Keane, whose group includes manufacturers, said the reports of massive federal purchases were not true.
The government routinely buys products in bulk to reduce costs, and Homeland Security has said the latest purchases are no different.
Last year, the department put out bids for a total of about 1.6 billion rounds of ammunition over the next five years. The rounds are to be used for training, routine weapons qualification exercises and normal duty by various department agencies.
On a smaller scale, some local law enforcement agencies are also having problems getting ammo.
Jennifer Donnals, a spokeswoman for the Tennessee Highway Patrol, said the agency was still waiting on rifle and shotgun ammunition ordered in November.
In Phoenix, the Police Department has stopped providing officers with 100 rounds of ammunition per month for practice. Sgt. Trent Crump said 10 to 15 percent of the department’s 3,000 officers, who are assigned .40-caliber and .45-caliber handguns, had taken advantage of the ammunition for practice shooting.
The major U.S. manufacturers are running shifts around the clock to try to meet increased demand, Mr. Keane said. The foundation projected $1.5 billion from ammunition sales in 2011 and $2.8 billion from gun sales, totals that more than doubled in a decade.
Stockpiling has also been fuelled by false online rumours, such as one that purports a coming 5-cent tax on each bullet, which would triple the cost of a .22-caliber cartridge, said Hans Farnung, president of Beikirch’s Ammunition, a retailer and wholesaler in Rochester, New York, that sells in seven states.
“I don’t want to call them doomsdayers, but people get on these blogs on the Internet and they drive people’s fears,” he said. “They do not want to wait around and see.”
The tax rumour was fuelled by proposals in Connecticut, California and Illinois that haven’t advanced.

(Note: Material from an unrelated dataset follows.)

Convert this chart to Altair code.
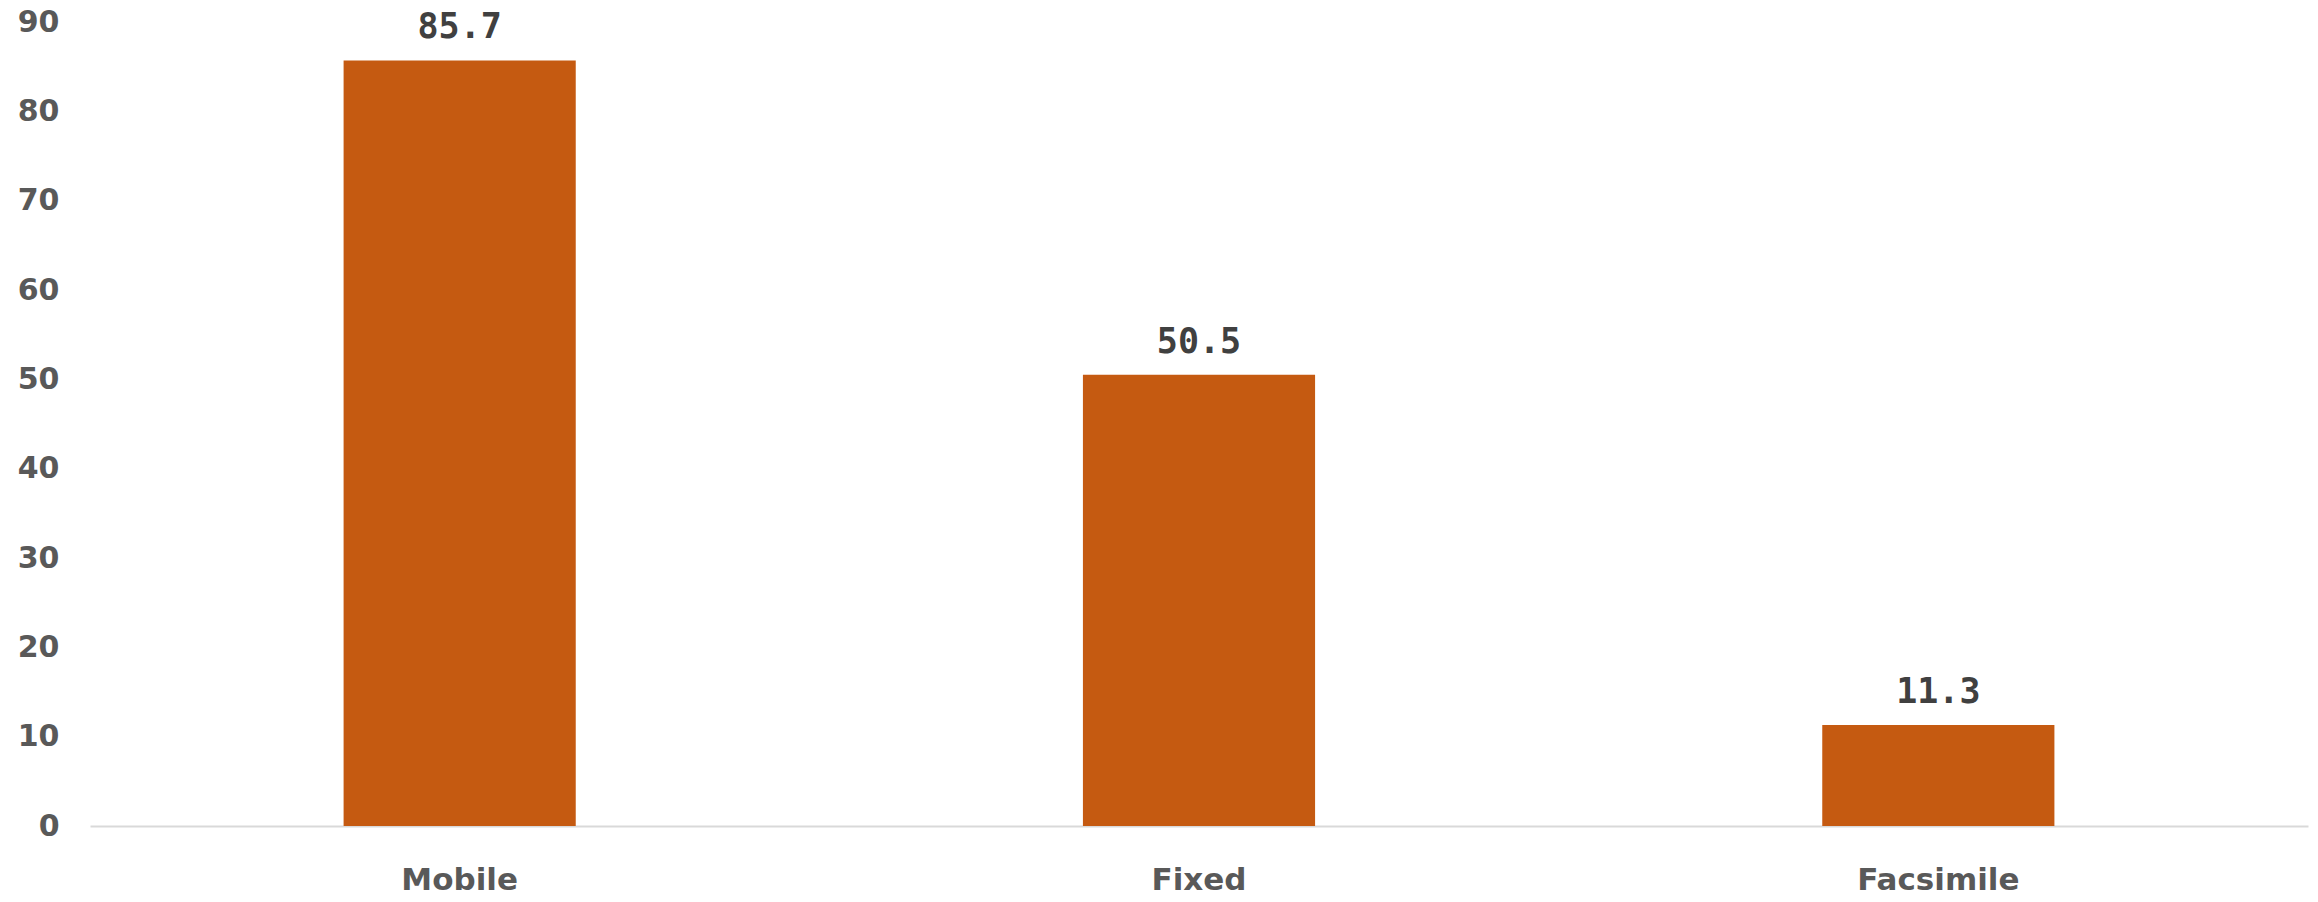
import altair as alt
import pandas as pd

categories = ["Mobile", "Fixed", "Facsimile"]
values = [85.7, 50.5, 11.3]
y_ticks = [0, 10, 20, 30, 40, 50, 60, 70, 80, 90]

df = pd.DataFrame({"category": categories, "value": values})

x_enc = alt.X(
    "category:N",
    sort=categories,
    title=None,
    scale=alt.Scale(paddingInner=0.686, paddingOuter=0.343),
    axis=alt.Axis(
        labelAngle=0,
        labelFont="DejaVu Sans",
        labelFontWeight="bold",
        labelFontSize=31,
        labelColor="#595959",
        labelPadding=39,
        ticks=False,
        domain=True,
        domainColor="#d9d9d9",
        domainWidth=2,
        grid=False,
    ),
)
y_enc = alt.Y(
    "value:Q",
    title=None,
    scale=alt.Scale(domain=[0, 90], nice=False),
    axis=alt.Axis(
        values=y_ticks,
        labelFont="DejaVu Sans",
        labelFontWeight="bold",
        labelFontSize=30,
        labelColor="#595959",
        labelPadding=31,
        ticks=False,
        domain=False,
        grid=False,
    ),
)

bars = alt.Chart(df).mark_bar(color="#C55A11").encode(x=x_enc, y=y_enc)

labels = alt.Chart(df).mark_text(
    font="DejaVu Sans Mono",
    fontWeight="bold",
    fontSize=35,
    color="#404040",
    baseline="alphabetic",
    dy=-22,
).encode(
    x=alt.X("category:N", sort=categories),
    y=alt.Y("value:Q"),
    text=alt.Text("value:Q", format=".1f"),
)

chart = (
    alt.layer(bars, labels)
    .properties(
        width=2218,
        height=804,
        autosize=alt.AutoSizeParams(type="none"),
        padding={"left": 90, "top": 22, "right": 10, "bottom": 76},
        background="white",
    )
    .configure_view(stroke=None)
)

chart.save("out.html", embed_options={"renderer": "svg", "actions": False})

This isn’t the first U.S. run on ammunition. Walmart’s Kory Lundberg said the retail chain previously rationed in 2009, the year Obama entered the White House. However, sportsmen and tradesmen say the current shortages are nationwide, and the worst they’ve seen.
New York’s law will require ammunition sellers to register and buyers to undergo a background check starting Jan. 15, 2014. Richard Aborn, president of the Citizens Crime Commission of New York City, said the run on guns and ammunition isn’t surprising and is fuelled by “gross exaggerations.”